"""
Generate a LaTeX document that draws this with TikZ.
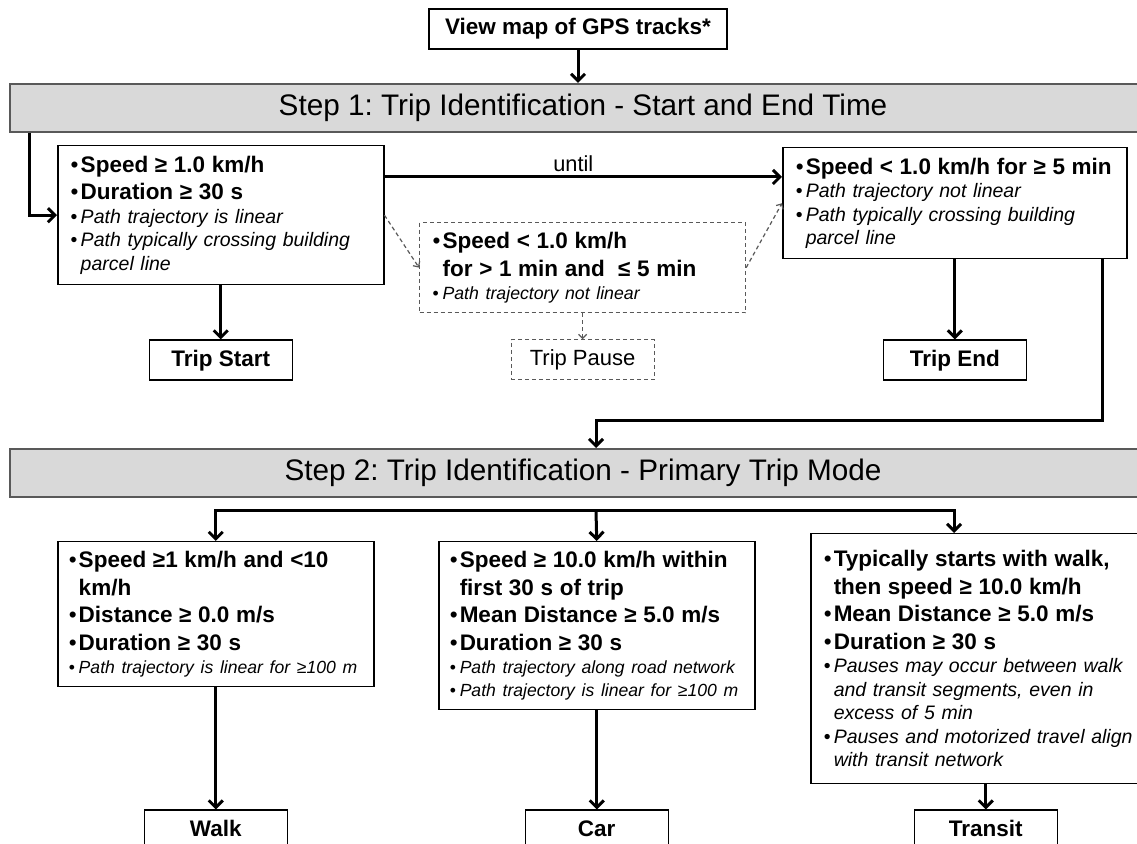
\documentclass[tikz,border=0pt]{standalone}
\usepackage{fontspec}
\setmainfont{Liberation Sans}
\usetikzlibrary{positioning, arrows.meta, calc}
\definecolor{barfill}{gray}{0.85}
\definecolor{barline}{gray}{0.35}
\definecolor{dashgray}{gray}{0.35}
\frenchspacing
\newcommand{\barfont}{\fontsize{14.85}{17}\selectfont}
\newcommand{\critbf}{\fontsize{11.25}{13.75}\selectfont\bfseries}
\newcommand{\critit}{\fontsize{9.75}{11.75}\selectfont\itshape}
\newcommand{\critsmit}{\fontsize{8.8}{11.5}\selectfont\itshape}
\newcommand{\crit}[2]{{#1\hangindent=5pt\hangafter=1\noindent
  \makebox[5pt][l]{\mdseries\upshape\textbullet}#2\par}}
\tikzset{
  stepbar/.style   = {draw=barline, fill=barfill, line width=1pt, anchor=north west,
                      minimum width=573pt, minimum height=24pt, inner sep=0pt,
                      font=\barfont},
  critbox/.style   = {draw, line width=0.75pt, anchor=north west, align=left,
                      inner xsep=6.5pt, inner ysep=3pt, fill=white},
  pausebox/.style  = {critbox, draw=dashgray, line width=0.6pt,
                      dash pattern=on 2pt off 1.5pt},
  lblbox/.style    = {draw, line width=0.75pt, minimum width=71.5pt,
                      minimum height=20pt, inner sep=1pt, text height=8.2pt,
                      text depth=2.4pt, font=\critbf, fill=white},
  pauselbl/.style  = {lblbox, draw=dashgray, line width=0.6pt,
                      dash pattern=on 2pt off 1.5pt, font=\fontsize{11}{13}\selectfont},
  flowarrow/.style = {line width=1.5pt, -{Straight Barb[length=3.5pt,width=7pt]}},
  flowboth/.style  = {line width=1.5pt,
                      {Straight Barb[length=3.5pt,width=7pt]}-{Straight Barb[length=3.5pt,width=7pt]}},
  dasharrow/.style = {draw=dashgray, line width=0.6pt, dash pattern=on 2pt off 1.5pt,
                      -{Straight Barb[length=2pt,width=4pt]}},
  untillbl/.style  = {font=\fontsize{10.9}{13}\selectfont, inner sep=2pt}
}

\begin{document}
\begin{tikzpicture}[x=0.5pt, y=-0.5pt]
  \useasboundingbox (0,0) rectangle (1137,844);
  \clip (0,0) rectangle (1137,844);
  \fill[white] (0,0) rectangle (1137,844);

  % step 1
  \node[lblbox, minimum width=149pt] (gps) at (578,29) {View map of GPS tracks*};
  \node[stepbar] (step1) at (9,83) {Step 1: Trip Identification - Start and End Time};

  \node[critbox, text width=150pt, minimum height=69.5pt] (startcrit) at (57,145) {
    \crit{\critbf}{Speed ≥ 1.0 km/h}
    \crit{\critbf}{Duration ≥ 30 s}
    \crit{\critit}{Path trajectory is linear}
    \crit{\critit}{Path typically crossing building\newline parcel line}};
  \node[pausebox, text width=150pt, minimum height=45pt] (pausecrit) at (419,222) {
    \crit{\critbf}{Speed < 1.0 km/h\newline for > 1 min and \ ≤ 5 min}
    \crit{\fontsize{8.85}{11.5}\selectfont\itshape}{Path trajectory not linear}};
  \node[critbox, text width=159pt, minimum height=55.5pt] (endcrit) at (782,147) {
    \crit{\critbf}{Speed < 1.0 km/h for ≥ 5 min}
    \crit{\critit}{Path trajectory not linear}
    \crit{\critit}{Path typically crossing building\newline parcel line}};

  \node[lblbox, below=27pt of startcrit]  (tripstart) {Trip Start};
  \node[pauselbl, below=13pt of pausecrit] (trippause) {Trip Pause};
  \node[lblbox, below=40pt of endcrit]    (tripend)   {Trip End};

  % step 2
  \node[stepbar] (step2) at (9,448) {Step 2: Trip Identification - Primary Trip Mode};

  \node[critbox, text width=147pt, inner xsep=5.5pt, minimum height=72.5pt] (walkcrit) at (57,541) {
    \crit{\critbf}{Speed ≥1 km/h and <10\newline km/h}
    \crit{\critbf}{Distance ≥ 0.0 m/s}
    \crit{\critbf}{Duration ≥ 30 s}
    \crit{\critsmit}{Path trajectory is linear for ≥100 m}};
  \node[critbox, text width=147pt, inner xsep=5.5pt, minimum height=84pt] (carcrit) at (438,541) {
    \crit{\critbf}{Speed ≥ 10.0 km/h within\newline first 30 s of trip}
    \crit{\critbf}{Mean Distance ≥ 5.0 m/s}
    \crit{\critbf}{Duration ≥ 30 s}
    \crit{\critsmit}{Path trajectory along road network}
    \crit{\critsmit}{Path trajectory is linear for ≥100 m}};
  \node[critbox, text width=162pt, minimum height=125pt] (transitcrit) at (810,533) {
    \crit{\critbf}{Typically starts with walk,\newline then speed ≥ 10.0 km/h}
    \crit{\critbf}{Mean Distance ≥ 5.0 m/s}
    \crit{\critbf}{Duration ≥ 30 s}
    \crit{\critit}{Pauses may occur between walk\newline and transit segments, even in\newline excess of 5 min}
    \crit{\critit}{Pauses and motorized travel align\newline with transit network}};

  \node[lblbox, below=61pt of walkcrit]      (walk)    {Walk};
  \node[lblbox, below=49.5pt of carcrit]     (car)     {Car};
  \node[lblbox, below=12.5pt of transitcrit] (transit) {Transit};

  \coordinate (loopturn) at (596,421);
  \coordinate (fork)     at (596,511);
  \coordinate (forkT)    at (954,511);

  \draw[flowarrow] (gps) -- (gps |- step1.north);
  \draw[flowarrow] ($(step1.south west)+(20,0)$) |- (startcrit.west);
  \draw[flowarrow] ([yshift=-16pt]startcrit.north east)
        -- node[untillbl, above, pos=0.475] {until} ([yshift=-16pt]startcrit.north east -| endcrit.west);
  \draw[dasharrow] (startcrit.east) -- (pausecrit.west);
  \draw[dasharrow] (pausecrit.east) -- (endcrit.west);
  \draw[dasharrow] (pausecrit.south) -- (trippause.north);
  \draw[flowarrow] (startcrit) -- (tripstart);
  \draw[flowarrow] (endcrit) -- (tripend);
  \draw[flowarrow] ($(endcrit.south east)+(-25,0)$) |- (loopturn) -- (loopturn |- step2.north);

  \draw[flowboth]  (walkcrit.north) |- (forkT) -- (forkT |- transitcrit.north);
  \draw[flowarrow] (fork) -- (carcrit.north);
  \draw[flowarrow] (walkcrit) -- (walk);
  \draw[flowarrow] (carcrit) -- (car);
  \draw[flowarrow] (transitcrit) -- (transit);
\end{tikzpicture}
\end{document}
"""
#### TASK TO COMPLETE:
Leave the images out, please, and restate each line word for word.

#### RESULT FOR THIS EXERCISE:
Generate a LaTeX document that draws this with TikZ.
\documentclass[tikz,border=0pt]{standalone}
\usepackage{fontspec}
\setmainfont{Liberation Sans}
\usetikzlibrary{positioning, arrows.meta, calc}
\definecolor{barfill}{gray}{0.85}
\definecolor{barline}{gray}{0.35}
\definecolor{dashgray}{gray}{0.35}
\frenchspacing
\newcommand{\barfont}{\fontsize{14.85}{17}\selectfont}
\newcommand{\critbf}{\fontsize{11.25}{13.75}\selectfont\bfseries}
\newcommand{\critit}{\fontsize{9.75}{11.75}\selectfont\itshape}
\newcommand{\critsmit}{\fontsize{8.8}{11.5}\selectfont\itshape}
\newcommand{\crit}[2]{{#1\hangindent=5pt\hangafter=1\noindent
  \makebox[5pt][l]{\mdseries\upshape\textbullet}#2\par}}
\tikzset{
  stepbar/.style   = {draw=barline, fill=barfill, line width=1pt, anchor=north west,
                      minimum width=573pt, minimum height=24pt, inner sep=0pt,
                      font=\barfont},
  critbox/.style   = {draw, line width=0.75pt, anchor=north west, align=left,
                      inner xsep=6.5pt, inner ysep=3pt, fill=white},
  pausebox/.style  = {critbox, draw=dashgray, line width=0.6pt,
                      dash pattern=on 2pt off 1.5pt},
  lblbox/.style    = {draw, line width=0.75pt, minimum width=71.5pt,
                      minimum height=20pt, inner sep=1pt, text height=8.2pt,
                      text depth=2.4pt, font=\critbf, fill=white},
  pauselbl/.style  = {lblbox, draw=dashgray, line width=0.6pt,
                      dash pattern=on 2pt off 1.5pt, font=\fontsize{11}{13}\selectfont},
  flowarrow/.style = {line width=1.5pt, -{Straight Barb[length=3.5pt,width=7pt]}},
  flowboth/.style  = {line width=1.5pt,
                      {Straight Barb[length=3.5pt,width=7pt]}-{Straight Barb[length=3.5pt,width=7pt]}},
  dasharrow/.style = {draw=dashgray, line width=0.6pt, dash pattern=on 2pt off 1.5pt,
                      -{Straight Barb[length=2pt,width=4pt]}},
  untillbl/.style  = {font=\fontsize{10.9}{13}\selectfont, inner sep=2pt}
}

\begin{document}
\begin{tikzpicture}[x=0.5pt, y=-0.5pt]
  \useasboundingbox (0,0) rectangle (1137,844);
  \clip (0,0) rectangle (1137,844);
  \fill[white] (0,0) rectangle (1137,844);

  % step 1
  \node[lblbox, minimum width=149pt] (gps) at (578,29) {View map of GPS tracks*};
  \node[stepbar] (step1) at (9,83) {Step 1: Trip Identification - Start and End Time};

  \node[critbox, text width=150pt, minimum height=69.5pt] (startcrit) at (57,145) {
    \crit{\critbf}{Speed ≥ 1.0 km/h}
    \crit{\critbf}{Duration ≥ 30 s}
    \crit{\critit}{Path trajectory is linear}
    \crit{\critit}{Path typically crossing building\newline parcel line}};
  \node[pausebox, text width=150pt, minimum height=45pt] (pausecrit) at (419,222) {
    \crit{\critbf}{Speed < 1.0 km/h\newline for > 1 min and \ ≤ 5 min}
    \crit{\fontsize{8.85}{11.5}\selectfont\itshape}{Path trajectory not linear}};
  \node[critbox, text width=159pt, minimum height=55.5pt] (endcrit) at (782,147) {
    \crit{\critbf}{Speed < 1.0 km/h for ≥ 5 min}
    \crit{\critit}{Path trajectory not linear}
    \crit{\critit}{Path typically crossing building\newline parcel line}};

  \node[lblbox, below=27pt of startcrit]  (tripstart) {Trip Start};
  \node[pauselbl, below=13pt of pausecrit] (trippause) {Trip Pause};
  \node[lblbox, below=40pt of endcrit]    (tripend)   {Trip End};

  % step 2
  \node[stepbar] (step2) at (9,448) {Step 2: Trip Identification - Primary Trip Mode};

  \node[critbox, text width=147pt, inner xsep=5.5pt, minimum height=72.5pt] (walkcrit) at (57,541) {
    \crit{\critbf}{Speed ≥1 km/h and <10\newline km/h}
    \crit{\critbf}{Distance ≥ 0.0 m/s}
    \crit{\critbf}{Duration ≥ 30 s}
    \crit{\critsmit}{Path trajectory is linear for ≥100 m}};
  \node[critbox, text width=147pt, inner xsep=5.5pt, minimum height=84pt] (carcrit) at (438,541) {
    \crit{\critbf}{Speed ≥ 10.0 km/h within\newline first 30 s of trip}
    \crit{\critbf}{Mean Distance ≥ 5.0 m/s}
    \crit{\critbf}{Duration ≥ 30 s}
    \crit{\critsmit}{Path trajectory along road network}
    \crit{\critsmit}{Path trajectory is linear for ≥100 m}};
  \node[critbox, text width=162pt, minimum height=125pt] (transitcrit) at (810,533) {
    \crit{\critbf}{Typically starts with walk,\newline then speed ≥ 10.0 km/h}
    \crit{\critbf}{Mean Distance ≥ 5.0 m/s}
    \crit{\critbf}{Duration ≥ 30 s}
    \crit{\critit}{Pauses may occur between walk\newline and transit segments, even in\newline excess of 5 min}
    \crit{\critit}{Pauses and motorized travel align\newline with transit network}};

  \node[lblbox, below=61pt of walkcrit]      (walk)    {Walk};
  \node[lblbox, below=49.5pt of carcrit]     (car)     {Car};
  \node[lblbox, below=12.5pt of transitcrit] (transit) {Transit};

  \coordinate (loopturn) at (596,421);
  \coordinate (fork)     at (596,511);
  \coordinate (forkT)    at (954,511);

  \draw[flowarrow] (gps) -- (gps |- step1.north);
  \draw[flowarrow] ($(step1.south west)+(20,0)$) |- (startcrit.west);
  \draw[flowarrow] ([yshift=-16pt]startcrit.north east)
        -- node[untillbl, above, pos=0.475] {until} ([yshift=-16pt]startcrit.north east -| endcrit.west);
  \draw[dasharrow] (startcrit.east) -- (pausecrit.west);
  \draw[dasharrow] (pausecrit.east) -- (endcrit.west);
  \draw[dasharrow] (pausecrit.south) -- (trippause.north);
  \draw[flowarrow] (startcrit) -- (tripstart);
  \draw[flowarrow] (endcrit) -- (tripend);
  \draw[flowarrow] ($(endcrit.south east)+(-25,0)$) |- (loopturn) -- (loopturn |- step2.north);

  \draw[flowboth]  (walkcrit.north) |- (forkT) -- (forkT |- transitcrit.north);
  \draw[flowarrow] (fork) -- (carcrit.north);
  \draw[flowarrow] (walkcrit) -- (walk);
  \draw[flowarrow] (carcrit) -- (car);
  \draw[flowarrow] (transitcrit) -- (transit);
\end{tikzpicture}
\end{document}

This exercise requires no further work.